I noted the shift very clearly, as I’d always been multi-platform/multi-role. I’d spent most of my early career being told how foolish I was to not specialize, being one of the few that delved into more than one database platform. Suddenly I couldn’t swing a dead cat without hitting another DBA who was becoming multi-platform, often PostgreSQL. It was now cool to embrace more than one technology and be a jack-of-all-trades. There are numerous folks that will say they are abandoning Oracle to go to another platform- I heard the same thing when I went to Microsoft and yet, here I am, still working with Oracle, along with all the cool stuff in Azure. Nothing’s changed- I’m still multi-platform and that’s the way I like it and luckily I’m at a company that likes me just the way I am.
Now here’s where I say-
I believe in using the right tool for the job. In my beloved Microsoft community, they will joke about how expensive Oracle is and the open source community will ask if relational databases are even relevant anymore. Every technology I’ve worked with, no matter how frustrated I’ve become with some aspect of it, has had a glorious feature I’ve adored. There has been a significant use case for each of the products I’ve worked with and I would be loathe without them. There are Oracle products with impressive design and architecture. Every product I’ve worked on outside of Oracle has a feature in Oracle they admire. SQL Server strives for Oracle’s optimizer, PostgreSQL Oracle’s DBMS features, NoSQL wants PL/SQL functions- you get the gist.
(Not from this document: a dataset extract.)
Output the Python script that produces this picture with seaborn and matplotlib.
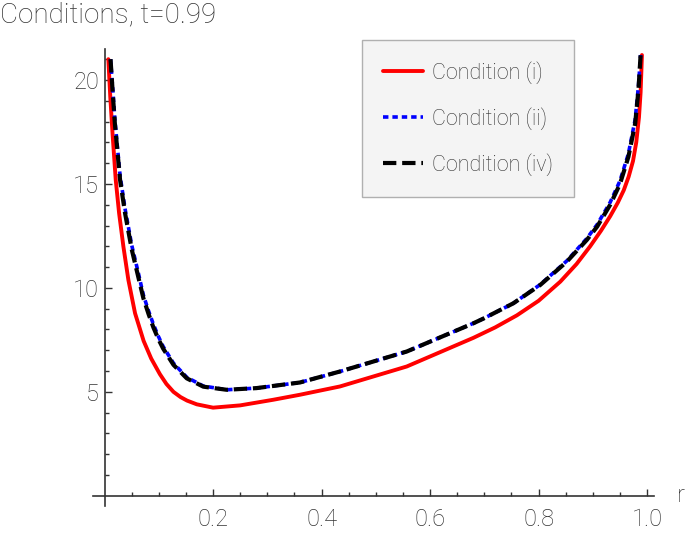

For 2020, I will continue to help customers with the Oracle OCI/Azure partnership and migrating Oracle databases to Azure at Microsoft. Whatever my customer needs to be successful, I will be part of the solution, not part of the problem and I will do this to the best of my ability.
Everyone loves an underdog and when the data clearly shows they aren’t one, which, IMHO, makes Oracle particularly prime for a revival. I don’t find it productive or smart to corner anyone as failed. I seem to remember the days when Microsoft was in that corner.